The scene isn’t part of a Youtube video or a documentary about smart cats, it’s a gameplay sequence from the upcoming Stray, a game in which the protagonist is a lost cat who’s been separated from his family and dropped into an eerie, near-future Hong Kong.
The overlap (or Reuleaux triangle) in a Venn diagram of gamers and cat-lovers is pretty sizable, and for that enthusiastic cross-section, there’s no game more highly anticipated than Stray.
Previously we’d seen a short trailer and still screenshots, and now a video from the developers shows off more than four minutes of glorious game footage following the feline protagonist as he explores Hong Kong’s streets, back alleys and noodle shops.
The developers are clearly cat lovers: The kitty hero of Stray moves with the grace, energy and caution of a real domestic feline, and the game forces players to tackle obstacles and challenges the way a cat would. The protagonist cat gains access to a vent shaft, for example, by swiping a coffee mug into fan blades to get them to stop spinning. In another scene, the cat is startled, jumps a full pace back and lands on all fours in a way only cats can.
Everything from gait to reactions is perfectly cat-like. In the opening moments, our kitty hero is clearly injured, nursing one of his back legs as he hobbles down an alley. In a later scene he bats curiously at a drone the way a house cat would with a new toy.
There are no magic abilities or impossible inventories here: As the player, you can only do things a cat can do in real life, although you’re given a boost later on when a friendly character equips you with a harness on which B12, the above-mentioned drone, can dock. B12 can interact with man-made inventions, understand your cat’s intentions and facilitate rudimentary communication.
If, for example, your kitty character is dehydrated and stops to paw at a vending machine, B12 can send a signal to the machine, order it to dispense a beverage, then open it for the adventurous cat. B12 also helps your catagonist fight off enemies. By flashing a purple light at hostile machines, for example, the little drone can render them harmless and deactivate them.
Ultimately, though, the game designers want you to think in cat terms to make your way through the game world, and that means considering feline physiology when encountering obstacles, and feline psychology when trying to solve puzzles.

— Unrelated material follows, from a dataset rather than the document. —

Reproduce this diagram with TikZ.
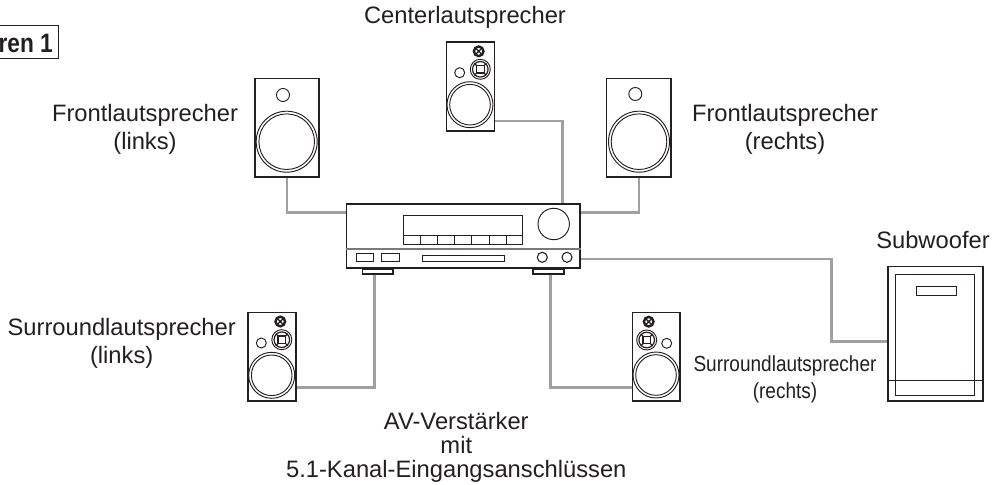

The project’s lead designers are both industry veterans who decided to strike out on their own by forming an independent studio after years of working for UbiSoft, the game industry giant known for game franchises like Assassin’s Creed and Watch_Dogs. Like those games, Stray gives players the opportunity to explore a highly detailed open world.
“Our goal is to create a unique experience playing as a cat. We are inspired everyday by Murtaugh and Riggs, our two cats,” creative director Viv said. “Most of the team are cat owners as well, giving us all a lot of helpful first-hand references. Cats are always so playful, cute and lovingly annoying that it’s an endless stream of gameplay ideas for us.”
For the game’s atmosphere, the creators were inspired by Hong Kong’s Kowloon Walled City, a former military fortress that became a slum in the days of British-ruled Hong Kong, with Chinese triad gangs serving as de facto authorities in the lawless zone. Today, the former Kowloon Walled City is a park.
“It is also a very unique point of view for an adventure game. Exploring the strange world we are building feels really fresh when you’re sneaking under a car, or walking the rooftops with the inhabitants below unaware of your presence. Or if you want them to be aware, you can just meow endlessly to annoy them.”
Stray was originally slated for a late 2021 release, but it’s looking more likely that we won’t see it until the first quarter of 2022. Given the recent history of highly anticipated and rushed projects like Cyberpunk 2077, few gamers would begrudge a development team taking its time and getting things right rather than going into a months-long crunch period to meet a holiday deadline. Good things come to those who wait, especially in the complex world of game development.